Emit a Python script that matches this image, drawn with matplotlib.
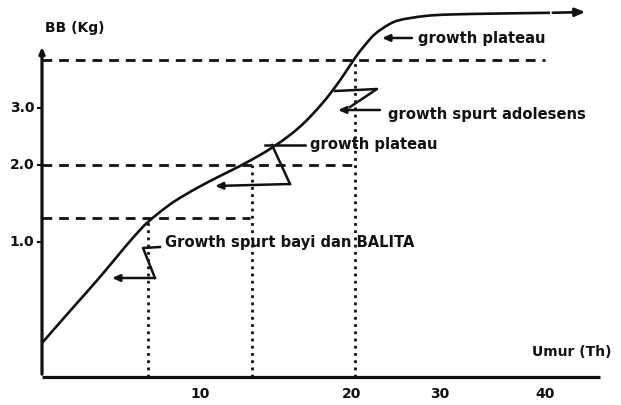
import matplotlib
matplotlib.use("Agg")
import matplotlib.pyplot as plt
from matplotlib.path import Path
from matplotlib.patches import PathPatch

# ---- data (chart units: x = age axis, y = weight axis; schematic, non-linear scale) ----
curve_x = [0, 28, 58, 83, 98, 106, 118, 133, 155, 178, 198, 218, 231, 248, 263, 278,
           291, 303, 313, 323, 333, 346, 358, 383, 408, 458, 508, 546]
curve_y = [34, 66, 100, 130, 147, 155, 165, 176, 189, 201, 211, 222, 230, 242, 255, 271,
           287, 304, 319, 332, 343, 352, 357, 361, 362.5, 363.5, 364.2, 365]

x_tick_pos = [158, 310, 398, 503]
x_tick_labels = ["10", "20", "30", "40"]
y_tick_pos = [135, 212, 269]
y_tick_labels = ["1.0", "2.0", "3.0"]

# reference (guide) levels: weight level, age where the curve reaches it, dashed extent
guide_y = [159, 212, 317]
guide_x = [106, 210, 313]
guide_xend = [208, 313, 503]

fig = plt.figure(figsize=(6.21, 4.05), dpi=100)
ax = fig.add_axes([42/621, 28/405, 579/621, 377/405])
ax.set_xlim(0, 579)
ax.set_ylim(0, 377)
ax.axis("off")

ink = "#111111"
bold = dict(fontfamily="DejaVu Sans", fontweight="bold", color=ink)
fs = 10.6


def smooth_path(xs, ys):
    """Catmull-Rom curve through the given points, as a Bezier path (drawing only)."""
    pts = list(zip(xs, ys))
    verts = [pts[0]]
    codes = [Path.MOVETO]
    n = len(pts)
    for i in range(n - 1):
        p0 = pts[i - 1] if i > 0 else pts[i]
        p1 = pts[i]
        p2 = pts[i + 1]
        p3 = pts[i + 2] if i + 2 < n else pts[i + 1]
        c1 = (p1[0] + (p2[0] - p0[0]) / 6, p1[1] + (p2[1] - p0[1]) / 6)
        c2 = (p2[0] - (p3[0] - p1[0]) / 6, p2[1] - (p3[1] - p1[1]) / 6)
        verts += [c1, c2, p2]
        codes += [Path.CURVE4] * 3
    return Path(verts, codes)


# axes lines
ax.plot([0, 558], [0, 0], color=ink, lw=2.3, solid_capstyle="butt", clip_on=False)
ax.annotate("", xy=(0, 333), xytext=(0, 0),
            arrowprops=dict(arrowstyle="-|>,head_length=0.35,head_width=0.15", lw=2.3, color=ink),
            annotation_clip=False)

# guide lines
for gy, gx, ge in zip(guide_y, guide_x, guide_xend):
    ax.plot([0, ge], [gy, gy], color=ink, lw=2.0, ls=(0, (3.5, 2.5)))
    ax.plot([gx, gx], [0, gy], color=ink, lw=2.0, ls=(0, (1, 1.6)))

# growth curve
ax.add_patch(PathPatch(smooth_path(curve_x[:-1], curve_y[:-1]), fill=False,
                       edgecolor=ink, lw=1.9, joinstyle="round"))
ax.annotate("", xy=(curve_x[-1], curve_y[-1]), xytext=(curve_x[-2], curve_y[-2]),
            arrowprops=dict(arrowstyle="-|>,head_length=0.6,head_width=0.25", lw=1.9, color=ink))

arrow_kw = dict(arrowstyle="-|>,head_length=0.45,head_width=0.2", lw=1.8, color=ink,
                shrinkA=0, shrinkB=0)

# lower zigzag: growth spurt bayi dan balita
ax.plot([118, 101, 113], [130, 129, 99], color=ink, lw=1.8)
ax.annotate("", xy=(70, 99), xytext=(113, 99), arrowprops=arrow_kw)
ax.text(123, 134, "Growth spurt bayi dan BALITA", fontsize=fs, va="center", ha="left", **bold)

# middle zigzag: growth plateau
ax.plot([223, 263], [232, 232], color=ink, lw=1.8)
ax.plot([230, 248], [232, 193], color=ink, lw=1.8)
ax.annotate("", xy=(173, 191), xytext=(248, 193), arrowprops=arrow_kw)
ax.text(268, 232, "growth plateau", fontsize=fs, va="center", ha="left", **bold)

# upper zigzag: growth spurt adolesens
ax.plot([293, 335, 308], [286, 288, 270], color=ink, lw=1.8)
ax.annotate("", xy=(296, 267), xytext=(338, 267), arrowprops=arrow_kw)
ax.text(346, 263, "growth spurt adolesens", fontsize=fs, va="center", ha="left", **bold)

# top: growth plateau
ax.annotate("", xy=(340, 339), xytext=(370, 339), arrowprops=arrow_kw)
ax.text(376, 339, "growth plateau", fontsize=fs, va="center", ha="left", **bold)

# ticks
for p, l in zip(x_tick_pos, x_tick_labels):
    ax.text(p, -17, l, fontsize=10, ha="center", va="center", **bold)
for p, l in zip(y_tick_pos, y_tick_labels):
    ax.text(-20, p, l, fontsize=10, ha="center", va="center", **bold)
    ax.plot([-4, 0], [p, p], color=ink, lw=1.5, clip_on=False)

# axis titles
ax.text(3, 349, "BB (Kg)", fontsize=10, ha="left", va="center", **bold)
ax.text(530, 25, "Umur (Th)", fontsize=10, ha="center", va="center", **bold)

fig.savefig("out.png", dpi=100, facecolor="white")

▶ [Set exercise] Reproduce every line of the material precisely, omitting its pictures.

▶ [Written solution]
Emit a Python script that matches this image, drawn with matplotlib.
import matplotlib
matplotlib.use("Agg")
import matplotlib.pyplot as plt
from matplotlib.path import Path
from matplotlib.patches import PathPatch

# ---- data (chart units: x = age axis, y = weight axis; schematic, non-linear scale) ----
curve_x = [0, 28, 58, 83, 98, 106, 118, 133, 155, 178, 198, 218, 231, 248, 263, 278,
           291, 303, 313, 323, 333, 346, 358, 383, 408, 458, 508, 546]
curve_y = [34, 66, 100, 130, 147, 155, 165, 176, 189, 201, 211, 222, 230, 242, 255, 271,
           287, 304, 319, 332, 343, 352, 357, 361, 362.5, 363.5, 364.2, 365]

x_tick_pos = [158, 310, 398, 503]
x_tick_labels = ["10", "20", "30", "40"]
y_tick_pos = [135, 212, 269]
y_tick_labels = ["1.0", "2.0", "3.0"]

# reference (guide) levels: weight level, age where the curve reaches it, dashed extent
guide_y = [159, 212, 317]
guide_x = [106, 210, 313]
guide_xend = [208, 313, 503]

fig = plt.figure(figsize=(6.21, 4.05), dpi=100)
ax = fig.add_axes([42/621, 28/405, 579/621, 377/405])
ax.set_xlim(0, 579)
ax.set_ylim(0, 377)
ax.axis("off")

ink = "#111111"
bold = dict(fontfamily="DejaVu Sans", fontweight="bold", color=ink)
fs = 10.6


def smooth_path(xs, ys):
    """Catmull-Rom curve through the given points, as a Bezier path (drawing only)."""
    pts = list(zip(xs, ys))
    verts = [pts[0]]
    codes = [Path.MOVETO]
    n = len(pts)
    for i in range(n - 1):
        p0 = pts[i - 1] if i > 0 else pts[i]
        p1 = pts[i]
        p2 = pts[i + 1]
        p3 = pts[i + 2] if i + 2 < n else pts[i + 1]
        c1 = (p1[0] + (p2[0] - p0[0]) / 6, p1[1] + (p2[1] - p0[1]) / 6)
        c2 = (p2[0] - (p3[0] - p1[0]) / 6, p2[1] - (p3[1] - p1[1]) / 6)
        verts += [c1, c2, p2]
        codes += [Path.CURVE4] * 3
    return Path(verts, codes)


# axes lines
ax.plot([0, 558], [0, 0], color=ink, lw=2.3, solid_capstyle="butt", clip_on=False)
ax.annotate("", xy=(0, 333), xytext=(0, 0),
            arrowprops=dict(arrowstyle="-|>,head_length=0.35,head_width=0.15", lw=2.3, color=ink),
            annotation_clip=False)

# guide lines
for gy, gx, ge in zip(guide_y, guide_x, guide_xend):
    ax.plot([0, ge], [gy, gy], color=ink, lw=2.0, ls=(0, (3.5, 2.5)))
    ax.plot([gx, gx], [0, gy], color=ink, lw=2.0, ls=(0, (1, 1.6)))

# growth curve
ax.add_patch(PathPatch(smooth_path(curve_x[:-1], curve_y[:-1]), fill=False,
                       edgecolor=ink, lw=1.9, joinstyle="round"))
ax.annotate("", xy=(curve_x[-1], curve_y[-1]), xytext=(curve_x[-2], curve_y[-2]),
            arrowprops=dict(arrowstyle="-|>,head_length=0.6,head_width=0.25", lw=1.9, color=ink))

arrow_kw = dict(arrowstyle="-|>,head_length=0.45,head_width=0.2", lw=1.8, color=ink,
                shrinkA=0, shrinkB=0)

# lower zigzag: growth spurt bayi dan balita
ax.plot([118, 101, 113], [130, 129, 99], color=ink, lw=1.8)
ax.annotate("", xy=(70, 99), xytext=(113, 99), arrowprops=arrow_kw)
ax.text(123, 134, "Growth spurt bayi dan BALITA", fontsize=fs, va="center", ha="left", **bold)

# middle zigzag: growth plateau
ax.plot([223, 263], [232, 232], color=ink, lw=1.8)
ax.plot([230, 248], [232, 193], color=ink, lw=1.8)
ax.annotate("", xy=(173, 191), xytext=(248, 193), arrowprops=arrow_kw)
ax.text(268, 232, "growth plateau", fontsize=fs, va="center", ha="left", **bold)

# upper zigzag: growth spurt adolesens
ax.plot([293, 335, 308], [286, 288, 270], color=ink, lw=1.8)
ax.annotate("", xy=(296, 267), xytext=(338, 267), arrowprops=arrow_kw)
ax.text(346, 263, "growth spurt adolesens", fontsize=fs, va="center", ha="left", **bold)

# top: growth plateau
ax.annotate("", xy=(340, 339), xytext=(370, 339), arrowprops=arrow_kw)
ax.text(376, 339, "growth plateau", fontsize=fs, va="center", ha="left", **bold)

# ticks
for p, l in zip(x_tick_pos, x_tick_labels):
    ax.text(p, -17, l, fontsize=10, ha="center", va="center", **bold)
for p, l in zip(y_tick_pos, y_tick_labels):
    ax.text(-20, p, l, fontsize=10, ha="center", va="center", **bold)
    ax.plot([-4, 0], [p, p], color=ink, lw=1.5, clip_on=False)

# axis titles
ax.text(3, 349, "BB (Kg)", fontsize=10, ha="left", va="center", **bold)
ax.text(530, 25, "Umur (Th)", fontsize=10, ha="center", va="center", **bold)

fig.savefig("out.png", dpi=100, facecolor="white")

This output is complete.